Let $f,\, f', \, f'':[0,\infty)\to \mathbb{R}$ be bounded and let
$$
\| f\| _\infty= \sup\{ | f(x)|: x\in [0, \infty)\}\, .
$$
Then
$$
\| f'\| _\infty ^2\leq 4 \| f\|_\infty \| f''\|_\infty\, ,
$$
and the inequality is sharp.
(i) Given $x \in (0, \infty)$ and $h >0$, Taylor's expansion yields $\xi
\in (x, x+2h)$ such that
$$
f(x+2h) = f(x) + f'(x)2h + \frac{1}{2!}f''(\xi) (2h)^2\, .
$$
This implies that
$$
f'(x) = \frac{1}{2h} [ f(x+2h) - f(x)] - f''(\xi) h.
$$
Thus,
$$
|f'(x)|\leq\frac{1}{2h} 2\| f\|_\infty+\| f''\| _\infty h\, ,
$$
and
$$
\| f'\| _\infty\leq\frac{1}{h}\| f\|_\infty + h\| f''\| _\infty \:
\text{ for all }\: h>0.
$$
Minimizing over $h$ yields a minimum at $h=\sqrt{\| f\| _\infty/\|
f''\| _\infty}$ and thus the claimed inequality.

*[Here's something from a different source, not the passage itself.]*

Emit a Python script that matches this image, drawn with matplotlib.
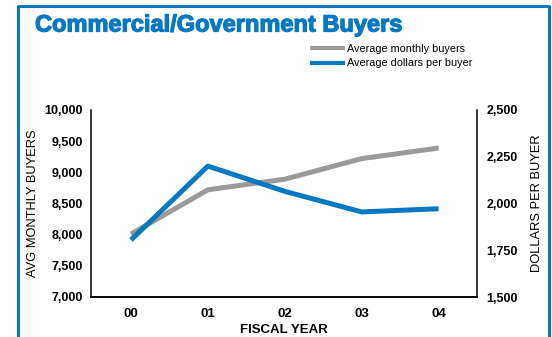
import matplotlib.pyplot as plt
import matplotlib.patheffects as pe
from matplotlib.lines import Line2D

years = ['00', '01', '02', '03', '04']
monthly_buyers = [8010, 8720, 8890, 9220, 9390]
dollars_per_buyer = [1805, 2200, 2065, 1955, 1972]
left_ticks = [7000, 7500, 8000, 8500, 9000, 9500, 10000]
right_ticks = [1500, 1750, 2000, 2250, 2500]

BLUE = '#0878c0'
GRAY = '#9a9a9c'
FONT = 'Liberation Sans'

fig = plt.figure(figsize=(5.52, 3.37), dpi=100)

# blue frame around the figure (open at the bottom)
fig.add_artist(Line2D([18 / 552, 18 / 552, 549 / 552, 549 / 552],
                      [0, 1 - 6 / 337, 1 - 6 / 337, 0],
                      transform=fig.transFigure, color=BLUE, lw=2.2))

fig.text(35 / 552, 1 - 25 / 337, 'Commercial/Government Buyers', color=BLUE,
         fontsize=17, fontweight='bold', family=FONT,
         va='center', ha='left',
         path_effects=[pe.withStroke(linewidth=0.9, foreground=BLUE)])

ax = fig.add_axes([91 / 552, 40 / 337, (477 - 91) / 552, (297 - 110) / 337])
x = range(len(years))
ax.plot(x, monthly_buyers, color=GRAY, lw=3.6, solid_capstyle='butt')
ax.set_xlim(-0.52, 4.5)
ax.set_ylim(7000, 10000)
ax.set_yticks(left_ticks)
ax.set_yticklabels([f'{v:,}' for v in left_ticks], family=FONT,
                   fontweight='bold', fontsize=9)
ax.set_xticks(list(x))
ax.set_xticklabels(years, family=FONT, fontweight='bold', fontsize=9.5)
ax.tick_params(axis='y', length=0, pad=6)
ax.tick_params(axis='x', length=0, pad=8)
ax.spines['top'].set_visible(False)
ax.spines['right'].set_visible(False)
ax.set_xlabel('FISCAL YEAR', family=FONT, fontweight='bold', fontsize=9.5,
              labelpad=2.5)
ax.set_ylabel('AVG MONTHLY BUYERS', family=FONT, fontsize=9.3, labelpad=4)

ax2 = ax.twinx()
ax2.plot(x, dollars_per_buyer, color=BLUE, lw=3.6, solid_capstyle='butt')
ax2.set_ylim(1500, 2500)
ax2.set_yticks(right_ticks)
ax2.set_yticklabels([f'{v:,}' for v in right_ticks], family=FONT,
                    fontweight='bold', fontsize=9)
ax2.tick_params(length=0, pad=7)
ax2.spines['top'].set_visible(False)
ax2.spines['left'].set_visible(False)
ax2.set_ylabel('DOLLARS PER BUYER', family=FONT, fontsize=9.3, labelpad=9)

for a in (ax, ax2):
    for s in a.spines.values():
        s.set_linewidth(1.1)

ax.legend(handles=[Line2D([], [], color=GRAY, lw=3, solid_capstyle='butt'),
                   Line2D([], [], color=BLUE, lw=3, solid_capstyle='butt')],
          labels=['Average monthly buyers', 'Average dollars per buyer'],
          loc='upper left', bbox_to_anchor=(310 / 552, 1 - 44 / 337),
          bbox_transform=fig.transFigure, frameon=False, handlelength=3.2,
          handletextpad=0.25, labelspacing=0.4, borderpad=0, borderaxespad=0,
          prop={'family': FONT, 'size': 7.8})

fig.savefig('out.png', dpi=100)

(ii) Taking $f(x)=\frac{x^2 -1}{x^2+1}$ on $[0,\infty)$ it holds that $\|
f'\| _\infty ^2=4 \| f\|_\infty \| f''\|_\infty$. It is easy to see
that $\| f\| _\infty=1$. Next we compute
$$
f'(x)=\frac{4x}{(x^2+1)^2},\text{ and
}f''(x)=\frac{4(1-3x^2)}{(x^2+1)^3},\: x\in [0,\infty),
$$
to see that $\| f''\| _\infty=4$ and the claim follows.